#### [Collected material]
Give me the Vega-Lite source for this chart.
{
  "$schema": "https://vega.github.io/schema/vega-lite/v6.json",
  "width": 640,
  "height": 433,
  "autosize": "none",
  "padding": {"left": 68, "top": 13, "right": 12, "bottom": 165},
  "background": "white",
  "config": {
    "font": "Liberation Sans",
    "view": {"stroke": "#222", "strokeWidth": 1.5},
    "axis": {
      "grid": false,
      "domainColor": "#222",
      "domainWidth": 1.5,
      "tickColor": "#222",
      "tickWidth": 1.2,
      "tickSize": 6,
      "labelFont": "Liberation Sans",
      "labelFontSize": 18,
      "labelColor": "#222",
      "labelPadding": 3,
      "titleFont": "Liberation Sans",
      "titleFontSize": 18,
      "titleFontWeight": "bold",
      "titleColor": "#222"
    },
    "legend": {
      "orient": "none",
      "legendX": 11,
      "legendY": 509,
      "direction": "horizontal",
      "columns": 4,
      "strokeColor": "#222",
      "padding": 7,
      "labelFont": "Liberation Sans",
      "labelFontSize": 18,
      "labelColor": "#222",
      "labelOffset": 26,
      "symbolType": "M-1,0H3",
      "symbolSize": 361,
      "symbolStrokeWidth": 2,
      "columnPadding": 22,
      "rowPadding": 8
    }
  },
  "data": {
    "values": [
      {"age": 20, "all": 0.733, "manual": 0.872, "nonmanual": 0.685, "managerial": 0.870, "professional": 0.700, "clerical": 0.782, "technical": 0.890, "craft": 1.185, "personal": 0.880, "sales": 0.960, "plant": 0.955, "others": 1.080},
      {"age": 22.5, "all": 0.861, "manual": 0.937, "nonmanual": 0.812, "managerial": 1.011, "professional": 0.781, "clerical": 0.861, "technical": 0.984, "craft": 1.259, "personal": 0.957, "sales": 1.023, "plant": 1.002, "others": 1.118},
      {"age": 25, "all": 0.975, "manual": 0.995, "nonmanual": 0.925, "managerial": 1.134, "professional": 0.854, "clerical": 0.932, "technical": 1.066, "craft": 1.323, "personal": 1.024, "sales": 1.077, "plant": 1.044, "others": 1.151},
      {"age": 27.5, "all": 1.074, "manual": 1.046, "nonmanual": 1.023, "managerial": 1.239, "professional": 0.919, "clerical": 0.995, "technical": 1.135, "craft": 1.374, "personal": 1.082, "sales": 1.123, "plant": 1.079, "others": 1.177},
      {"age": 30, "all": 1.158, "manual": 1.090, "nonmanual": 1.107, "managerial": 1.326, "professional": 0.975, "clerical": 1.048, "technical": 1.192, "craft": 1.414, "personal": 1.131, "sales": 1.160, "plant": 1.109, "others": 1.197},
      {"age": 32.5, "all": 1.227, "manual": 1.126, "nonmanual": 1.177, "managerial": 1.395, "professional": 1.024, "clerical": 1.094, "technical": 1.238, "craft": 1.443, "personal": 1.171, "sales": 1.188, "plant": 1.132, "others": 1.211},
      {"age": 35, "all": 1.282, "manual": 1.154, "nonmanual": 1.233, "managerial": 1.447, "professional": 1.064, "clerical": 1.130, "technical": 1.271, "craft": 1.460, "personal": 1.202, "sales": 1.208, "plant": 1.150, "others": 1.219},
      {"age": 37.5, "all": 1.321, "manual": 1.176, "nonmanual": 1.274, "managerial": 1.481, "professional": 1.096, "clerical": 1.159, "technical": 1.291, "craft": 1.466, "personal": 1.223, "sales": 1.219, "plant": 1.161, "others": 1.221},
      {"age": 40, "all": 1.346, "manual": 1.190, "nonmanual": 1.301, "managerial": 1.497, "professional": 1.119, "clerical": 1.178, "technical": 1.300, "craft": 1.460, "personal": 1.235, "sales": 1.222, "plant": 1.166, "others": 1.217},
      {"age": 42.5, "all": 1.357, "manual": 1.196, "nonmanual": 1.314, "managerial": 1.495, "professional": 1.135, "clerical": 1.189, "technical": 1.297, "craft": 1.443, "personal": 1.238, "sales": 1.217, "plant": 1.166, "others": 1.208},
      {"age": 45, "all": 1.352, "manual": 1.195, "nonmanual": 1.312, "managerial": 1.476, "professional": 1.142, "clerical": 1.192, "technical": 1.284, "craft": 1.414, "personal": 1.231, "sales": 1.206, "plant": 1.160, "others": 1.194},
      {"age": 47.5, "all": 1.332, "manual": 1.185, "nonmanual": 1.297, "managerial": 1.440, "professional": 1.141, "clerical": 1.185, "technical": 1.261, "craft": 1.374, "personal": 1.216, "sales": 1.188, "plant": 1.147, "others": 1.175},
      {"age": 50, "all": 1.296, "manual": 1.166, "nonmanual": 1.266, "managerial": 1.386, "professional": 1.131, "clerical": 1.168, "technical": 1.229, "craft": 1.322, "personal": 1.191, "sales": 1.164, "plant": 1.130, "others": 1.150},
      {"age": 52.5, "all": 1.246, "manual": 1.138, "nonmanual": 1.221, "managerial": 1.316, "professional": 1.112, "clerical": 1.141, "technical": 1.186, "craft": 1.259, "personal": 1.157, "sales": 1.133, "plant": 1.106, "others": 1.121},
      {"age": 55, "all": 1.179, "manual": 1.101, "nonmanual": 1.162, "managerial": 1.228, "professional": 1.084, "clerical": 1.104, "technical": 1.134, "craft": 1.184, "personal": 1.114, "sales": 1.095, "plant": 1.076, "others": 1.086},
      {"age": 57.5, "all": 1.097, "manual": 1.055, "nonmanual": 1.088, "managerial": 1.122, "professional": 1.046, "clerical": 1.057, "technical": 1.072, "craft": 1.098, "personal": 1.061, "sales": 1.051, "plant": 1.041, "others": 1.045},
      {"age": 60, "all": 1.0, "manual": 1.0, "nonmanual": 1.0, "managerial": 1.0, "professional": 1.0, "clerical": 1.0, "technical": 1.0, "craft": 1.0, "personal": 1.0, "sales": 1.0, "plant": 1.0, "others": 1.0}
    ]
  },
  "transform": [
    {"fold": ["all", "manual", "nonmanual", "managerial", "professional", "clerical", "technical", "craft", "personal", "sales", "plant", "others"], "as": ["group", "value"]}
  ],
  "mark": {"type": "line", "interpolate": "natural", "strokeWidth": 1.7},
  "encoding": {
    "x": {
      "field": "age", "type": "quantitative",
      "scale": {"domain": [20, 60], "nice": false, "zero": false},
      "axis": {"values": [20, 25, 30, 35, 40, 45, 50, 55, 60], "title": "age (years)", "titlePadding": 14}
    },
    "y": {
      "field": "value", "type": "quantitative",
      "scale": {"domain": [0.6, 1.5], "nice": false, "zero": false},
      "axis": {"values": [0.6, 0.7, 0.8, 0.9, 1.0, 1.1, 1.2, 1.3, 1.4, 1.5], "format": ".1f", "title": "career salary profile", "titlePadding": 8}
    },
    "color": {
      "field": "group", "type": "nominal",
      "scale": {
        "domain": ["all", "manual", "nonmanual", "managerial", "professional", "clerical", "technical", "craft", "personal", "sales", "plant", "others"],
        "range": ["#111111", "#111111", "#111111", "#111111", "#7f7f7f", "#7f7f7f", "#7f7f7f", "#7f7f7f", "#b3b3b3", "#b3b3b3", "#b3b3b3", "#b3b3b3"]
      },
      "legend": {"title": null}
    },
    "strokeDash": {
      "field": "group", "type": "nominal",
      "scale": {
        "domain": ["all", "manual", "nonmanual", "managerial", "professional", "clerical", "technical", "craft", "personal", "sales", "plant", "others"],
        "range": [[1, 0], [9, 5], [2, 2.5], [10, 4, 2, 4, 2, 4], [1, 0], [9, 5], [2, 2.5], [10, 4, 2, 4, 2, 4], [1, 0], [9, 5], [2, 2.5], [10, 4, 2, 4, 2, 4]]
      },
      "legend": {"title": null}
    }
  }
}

#### [Given request]
Restate every line of the data word for word.

#### [Solved problem]
Give me the Vega-Lite source for this chart.
{
  "$schema": "https://vega.github.io/schema/vega-lite/v6.json",
  "width": 640,
  "height": 433,
  "autosize": "none",
  "padding": {"left": 68, "top": 13, "right": 12, "bottom": 165},
  "background": "white",
  "config": {
    "font": "Liberation Sans",
    "view": {"stroke": "#222", "strokeWidth": 1.5},
    "axis": {
      "grid": false,
      "domainColor": "#222",
      "domainWidth": 1.5,
      "tickColor": "#222",
      "tickWidth": 1.2,
      "tickSize": 6,
      "labelFont": "Liberation Sans",
      "labelFontSize": 18,
      "labelColor": "#222",
      "labelPadding": 3,
      "titleFont": "Liberation Sans",
      "titleFontSize": 18,
      "titleFontWeight": "bold",
      "titleColor": "#222"
    },
    "legend": {
      "orient": "none",
      "legendX": 11,
      "legendY": 509,
      "direction": "horizontal",
      "columns": 4,
      "strokeColor": "#222",
      "padding": 7,
      "labelFont": "Liberation Sans",
      "labelFontSize": 18,
      "labelColor": "#222",
      "labelOffset": 26,
      "symbolType": "M-1,0H3",
      "symbolSize": 361,
      "symbolStrokeWidth": 2,
      "columnPadding": 22,
      "rowPadding": 8
    }
  },
  "data": {
    "values": [
      {"age": 20, "all": 0.733, "manual": 0.872, "nonmanual": 0.685, "managerial": 0.870, "professional": 0.700, "clerical": 0.782, "technical": 0.890, "craft": 1.185, "personal": 0.880, "sales": 0.960, "plant": 0.955, "others": 1.080},
      {"age": 22.5, "all": 0.861, "manual": 0.937, "nonmanual": 0.812, "managerial": 1.011, "professional": 0.781, "clerical": 0.861, "technical": 0.984, "craft": 1.259, "personal": 0.957, "sales": 1.023, "plant": 1.002, "others": 1.118},
      {"age": 25, "all": 0.975, "manual": 0.995, "nonmanual": 0.925, "managerial": 1.134, "professional": 0.854, "clerical": 0.932, "technical": 1.066, "craft": 1.323, "personal": 1.024, "sales": 1.077, "plant": 1.044, "others": 1.151},
      {"age": 27.5, "all": 1.074, "manual": 1.046, "nonmanual": 1.023, "managerial": 1.239, "professional": 0.919, "clerical": 0.995, "technical": 1.135, "craft": 1.374, "personal": 1.082, "sales": 1.123, "plant": 1.079, "others": 1.177},
      {"age": 30, "all": 1.158, "manual": 1.090, "nonmanual": 1.107, "managerial": 1.326, "professional": 0.975, "clerical": 1.048, "technical": 1.192, "craft": 1.414, "personal": 1.131, "sales": 1.160, "plant": 1.109, "others": 1.197},
      {"age": 32.5, "all": 1.227, "manual": 1.126, "nonmanual": 1.177, "managerial": 1.395, "professional": 1.024, "clerical": 1.094, "technical": 1.238, "craft": 1.443, "personal": 1.171, "sales": 1.188, "plant": 1.132, "others": 1.211},
      {"age": 35, "all": 1.282, "manual": 1.154, "nonmanual": 1.233, "managerial": 1.447, "professional": 1.064, "clerical": 1.130, "technical": 1.271, "craft": 1.460, "personal": 1.202, "sales": 1.208, "plant": 1.150, "others": 1.219},
      {"age": 37.5, "all": 1.321, "manual": 1.176, "nonmanual": 1.274, "managerial": 1.481, "professional": 1.096, "clerical": 1.159, "technical": 1.291, "craft": 1.466, "personal": 1.223, "sales": 1.219, "plant": 1.161, "others": 1.221},
      {"age": 40, "all": 1.346, "manual": 1.190, "nonmanual": 1.301, "managerial": 1.497, "professional": 1.119, "clerical": 1.178, "technical": 1.300, "craft": 1.460, "personal": 1.235, "sales": 1.222, "plant": 1.166, "others": 1.217},
      {"age": 42.5, "all": 1.357, "manual": 1.196, "nonmanual": 1.314, "managerial": 1.495, "professional": 1.135, "clerical": 1.189, "technical": 1.297, "craft": 1.443, "personal": 1.238, "sales": 1.217, "plant": 1.166, "others": 1.208},
      {"age": 45, "all": 1.352, "manual": 1.195, "nonmanual": 1.312, "managerial": 1.476, "professional": 1.142, "clerical": 1.192, "technical": 1.284, "craft": 1.414, "personal": 1.231, "sales": 1.206, "plant": 1.160, "others": 1.194},
      {"age": 47.5, "all": 1.332, "manual": 1.185, "nonmanual": 1.297, "managerial": 1.440, "professional": 1.141, "clerical": 1.185, "technical": 1.261, "craft": 1.374, "personal": 1.216, "sales": 1.188, "plant": 1.147, "others": 1.175},
      {"age": 50, "all": 1.296, "manual": 1.166, "nonmanual": 1.266, "managerial": 1.386, "professional": 1.131, "clerical": 1.168, "technical": 1.229, "craft": 1.322, "personal": 1.191, "sales": 1.164, "plant": 1.130, "others": 1.150},
      {"age": 52.5, "all": 1.246, "manual": 1.138, "nonmanual": 1.221, "managerial": 1.316, "professional": 1.112, "clerical": 1.141, "technical": 1.186, "craft": 1.259, "personal": 1.157, "sales": 1.133, "plant": 1.106, "others": 1.121},
      {"age": 55, "all": 1.179, "manual": 1.101, "nonmanual": 1.162, "managerial": 1.228, "professional": 1.084, "clerical": 1.104, "technical": 1.134, "craft": 1.184, "personal": 1.114, "sales": 1.095, "plant": 1.076, "others": 1.086},
      {"age": 57.5, "all": 1.097, "manual": 1.055, "nonmanual": 1.088, "managerial": 1.122, "professional": 1.046, "clerical": 1.057, "technical": 1.072, "craft": 1.098, "personal": 1.061, "sales": 1.051, "plant": 1.041, "others": 1.045},
      {"age": 60, "all": 1.0, "manual": 1.0, "nonmanual": 1.0, "managerial": 1.0, "professional": 1.0, "clerical": 1.0, "technical": 1.0, "craft": 1.0, "personal": 1.0, "sales": 1.0, "plant": 1.0, "others": 1.0}
    ]
  },
  "transform": [
    {"fold": ["all", "manual", "nonmanual", "managerial", "professional", "clerical", "technical", "craft", "personal", "sales", "plant", "others"], "as": ["group", "value"]}
  ],
  "mark": {"type": "line", "interpolate": "natural", "strokeWidth": 1.7},
  "encoding": {
    "x": {
      "field": "age", "type": "quantitative",
      "scale": {"domain": [20, 60], "nice": false, "zero": false},
      "axis": {"values": [20, 25, 30, 35, 40, 45, 50, 55, 60], "title": "age (years)", "titlePadding": 14}
    },
    "y": {
      "field": "value", "type": "quantitative",
      "scale": {"domain": [0.6, 1.5], "nice": false, "zero": false},
      "axis": {"values": [0.6, 0.7, 0.8, 0.9, 1.0, 1.1, 1.2, 1.3, 1.4, 1.5], "format": ".1f", "title": "career salary profile", "titlePadding": 8}
    },
    "color": {
      "field": "group", "type": "nominal",
      "scale": {
        "domain": ["all", "manual", "nonmanual", "managerial", "professional", "clerical", "technical", "craft", "personal", "sales", "plant", "others"],
        "range": ["#111111", "#111111", "#111111", "#111111", "#7f7f7f", "#7f7f7f", "#7f7f7f", "#7f7f7f", "#b3b3b3", "#b3b3b3", "#b3b3b3", "#b3b3b3"]
      },
      "legend": {"title": null}
    },
    "strokeDash": {
      "field": "group", "type": "nominal",
      "scale": {
        "domain": ["all", "manual", "nonmanual", "managerial", "professional", "clerical", "technical", "craft", "personal", "sales", "plant", "others"],
        "range": [[1, 0], [9, 5], [2, 2.5], [10, 4, 2, 4, 2, 4], [1, 0], [9, 5], [2, 2.5], [10, 4, 2, 4, 2, 4], [1, 0], [9, 5], [2, 2.5], [10, 4, 2, 4, 2, 4]]
      },
      "legend": {"title": null}
    }
  }
}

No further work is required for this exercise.